Keep “Housekeeping” Tasks Simple

Do not burden participants with unnecessary challenges. Make everything simple, from enrollment through breaks, lunch, etc.

  • Use a simple, payment feature, such as Payjunction, that allows all major credit cards and the use of any and all devices. Whether a business or individuals are making payment, it must be streamlined and take only a minute or two.
  • Have a master schedule in print for each participant. This outlines the entire workshop, the breaks, how lunch is to be provided, parking, directions, etc. Providing all of this to participants up front and in advance means you don’t have to spend workshop time on it.
  • Have a feedback form based upon your learning objectives and the activities. Pass this out up front, so that participants can comment as the workshop moves along.

Stay Back

Your job is to explain each skill/concept and then to let the participants “do their thing.” It is find to move about the room, but do not micromanage and do not give the impression that you are “evaluating” what they are doing. There must be an environment of comfort for everyone.

Be Somewhat Flexible

As the workshop moves long, get a feel for the flow.

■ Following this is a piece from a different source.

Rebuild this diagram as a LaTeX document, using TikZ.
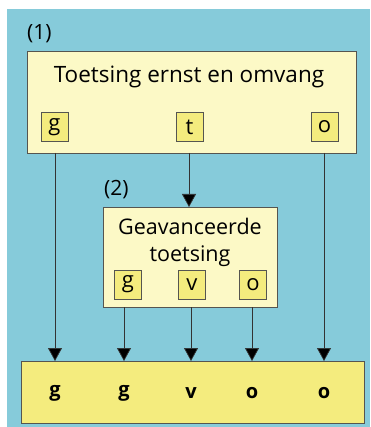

If participants are struggling with a complex and difficult task, it may be time to take a short break. After the break, hold a quick debriefing session so that they can voice their challenges or difficulties. You may need to provide additional explanations. As you become more experienced in face-to-face workshops, you will get better at feeling out your audience.

What’s Next?

Participants should leave a workshop with some type of action plan to put to use what they have learned. Make certain that this happens.

These are the most important aspects of planning a workshop. Remember these key ingredients for success: the workshop is not about you, it is about your participants. They must be actively engaged throughout. Plan engaging activities for each learning objective you have; act as a facilitator and coach, not an overseer or micromanager; provide plenty of time for debriefing after each activity; and make all housekeeping tasks simple. Most important of all – take the feedback you get and use it to keep improving.